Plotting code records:
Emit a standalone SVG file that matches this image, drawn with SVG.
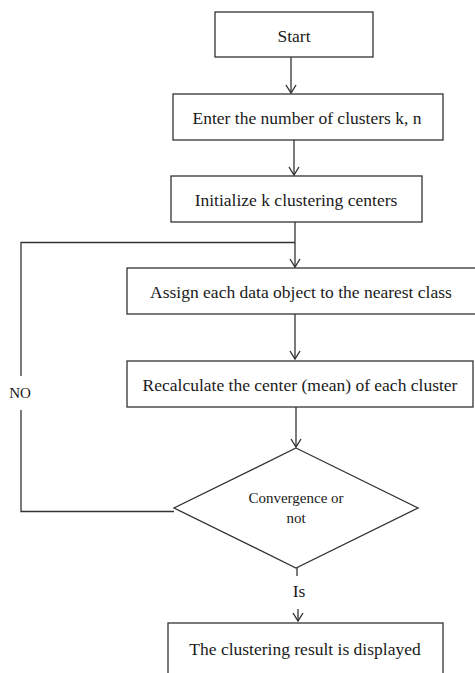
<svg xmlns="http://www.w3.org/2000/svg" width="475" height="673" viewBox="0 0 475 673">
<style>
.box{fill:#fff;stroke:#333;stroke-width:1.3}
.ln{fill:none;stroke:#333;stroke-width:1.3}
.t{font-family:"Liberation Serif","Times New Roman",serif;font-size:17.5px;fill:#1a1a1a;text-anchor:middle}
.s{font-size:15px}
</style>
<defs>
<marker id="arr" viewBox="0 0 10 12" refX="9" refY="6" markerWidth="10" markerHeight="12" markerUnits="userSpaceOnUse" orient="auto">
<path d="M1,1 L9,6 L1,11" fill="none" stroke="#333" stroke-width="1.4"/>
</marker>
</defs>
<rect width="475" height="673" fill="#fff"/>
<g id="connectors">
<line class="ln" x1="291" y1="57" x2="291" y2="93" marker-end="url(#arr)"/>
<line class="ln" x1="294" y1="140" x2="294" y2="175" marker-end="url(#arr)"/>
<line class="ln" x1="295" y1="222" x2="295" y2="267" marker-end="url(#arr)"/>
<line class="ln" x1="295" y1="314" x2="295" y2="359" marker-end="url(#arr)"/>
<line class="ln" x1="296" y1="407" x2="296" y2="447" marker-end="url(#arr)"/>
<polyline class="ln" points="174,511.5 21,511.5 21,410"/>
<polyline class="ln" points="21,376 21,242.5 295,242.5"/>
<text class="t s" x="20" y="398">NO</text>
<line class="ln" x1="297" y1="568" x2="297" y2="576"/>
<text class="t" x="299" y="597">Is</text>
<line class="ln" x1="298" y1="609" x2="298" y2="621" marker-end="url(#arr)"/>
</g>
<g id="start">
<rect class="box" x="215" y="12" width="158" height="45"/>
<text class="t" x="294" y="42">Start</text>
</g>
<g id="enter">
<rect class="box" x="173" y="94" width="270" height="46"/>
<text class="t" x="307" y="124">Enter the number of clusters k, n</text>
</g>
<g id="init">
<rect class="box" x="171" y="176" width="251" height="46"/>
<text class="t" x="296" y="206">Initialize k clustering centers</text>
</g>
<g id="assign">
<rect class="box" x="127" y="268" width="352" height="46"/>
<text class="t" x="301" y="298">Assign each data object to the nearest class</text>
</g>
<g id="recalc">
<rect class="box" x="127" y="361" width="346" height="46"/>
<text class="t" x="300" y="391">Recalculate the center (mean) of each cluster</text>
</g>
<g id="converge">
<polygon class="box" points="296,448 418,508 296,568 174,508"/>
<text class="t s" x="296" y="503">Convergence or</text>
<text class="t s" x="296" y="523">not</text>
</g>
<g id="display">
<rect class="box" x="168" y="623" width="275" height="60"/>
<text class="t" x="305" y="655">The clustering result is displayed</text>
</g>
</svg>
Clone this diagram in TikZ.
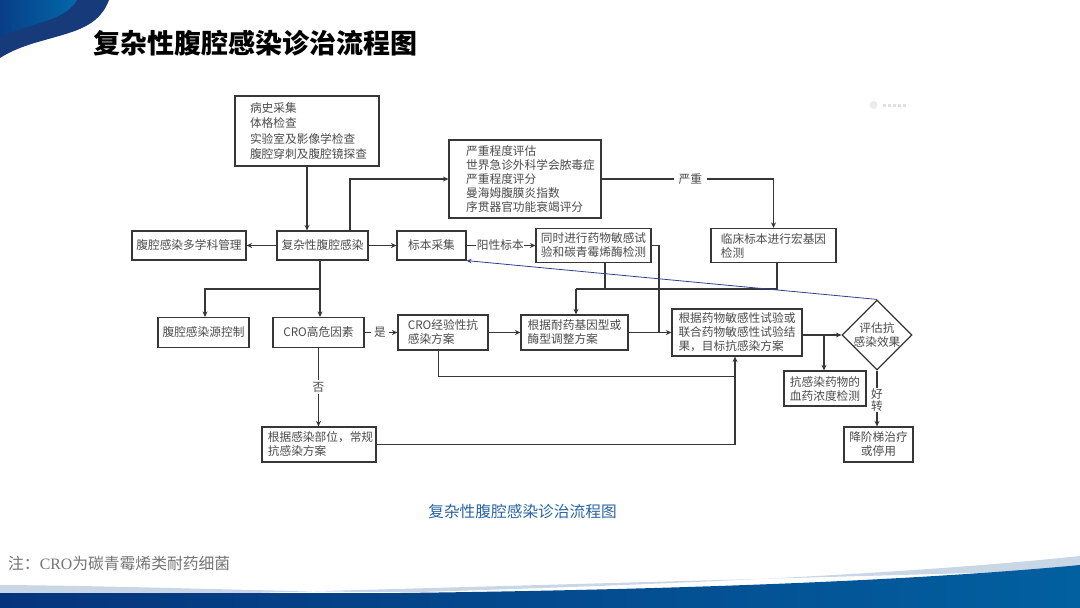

Direction:
Reproduce each entry precisely. Leave the pictures out.

Task result:
Emit a standalone SVG file that matches this image, drawn with SVG.
<svg xmlns="http://www.w3.org/2000/svg" width="475" height="673" viewBox="0 0 475 673">
<style>
.box{fill:#fff;stroke:#333;stroke-width:1.3}
.ln{fill:none;stroke:#333;stroke-width:1.3}
.t{font-family:"Liberation Serif","Times New Roman",serif;font-size:17.5px;fill:#1a1a1a;text-anchor:middle}
.s{font-size:15px}
</style>
<defs>
<marker id="arr" viewBox="0 0 10 12" refX="9" refY="6" markerWidth="10" markerHeight="12" markerUnits="userSpaceOnUse" orient="auto">
<path d="M1,1 L9,6 L1,11" fill="none" stroke="#333" stroke-width="1.4"/>
</marker>
</defs>
<rect width="475" height="673" fill="#fff"/>
<g id="connectors">
<line class="ln" x1="291" y1="57" x2="291" y2="93" marker-end="url(#arr)"/>
<line class="ln" x1="294" y1="140" x2="294" y2="175" marker-end="url(#arr)"/>
<line class="ln" x1="295" y1="222" x2="295" y2="267" marker-end="url(#arr)"/>
<line class="ln" x1="295" y1="314" x2="295" y2="359" marker-end="url(#arr)"/>
<line class="ln" x1="296" y1="407" x2="296" y2="447" marker-end="url(#arr)"/>
<polyline class="ln" points="174,511.5 21,511.5 21,410"/>
<polyline class="ln" points="21,376 21,242.5 295,242.5"/>
<text class="t s" x="20" y="398">NO</text>
<line class="ln" x1="297" y1="568" x2="297" y2="576"/>
<text class="t" x="299" y="597">Is</text>
<line class="ln" x1="298" y1="609" x2="298" y2="621" marker-end="url(#arr)"/>
</g>
<g id="start">
<rect class="box" x="215" y="12" width="158" height="45"/>
<text class="t" x="294" y="42">Start</text>
</g>
<g id="enter">
<rect class="box" x="173" y="94" width="270" height="46"/>
<text class="t" x="307" y="124">Enter the number of clusters k, n</text>
</g>
<g id="init">
<rect class="box" x="171" y="176" width="251" height="46"/>
<text class="t" x="296" y="206">Initialize k clustering centers</text>
</g>
<g id="assign">
<rect class="box" x="127" y="268" width="352" height="46"/>
<text class="t" x="301" y="298">Assign each data object to the nearest class</text>
</g>
<g id="recalc">
<rect class="box" x="127" y="361" width="346" height="46"/>
<text class="t" x="300" y="391">Recalculate the center (mean) of each cluster</text>
</g>
<g id="converge">
<polygon class="box" points="296,448 418,508 296,568 174,508"/>
<text class="t s" x="296" y="503">Convergence or</text>
<text class="t s" x="296" y="523">not</text>
</g>
<g id="display">
<rect class="box" x="168" y="623" width="275" height="60"/>
<text class="t" x="305" y="655">The clustering result is displayed</text>
</g>
</svg>
Clone this diagram in TikZ.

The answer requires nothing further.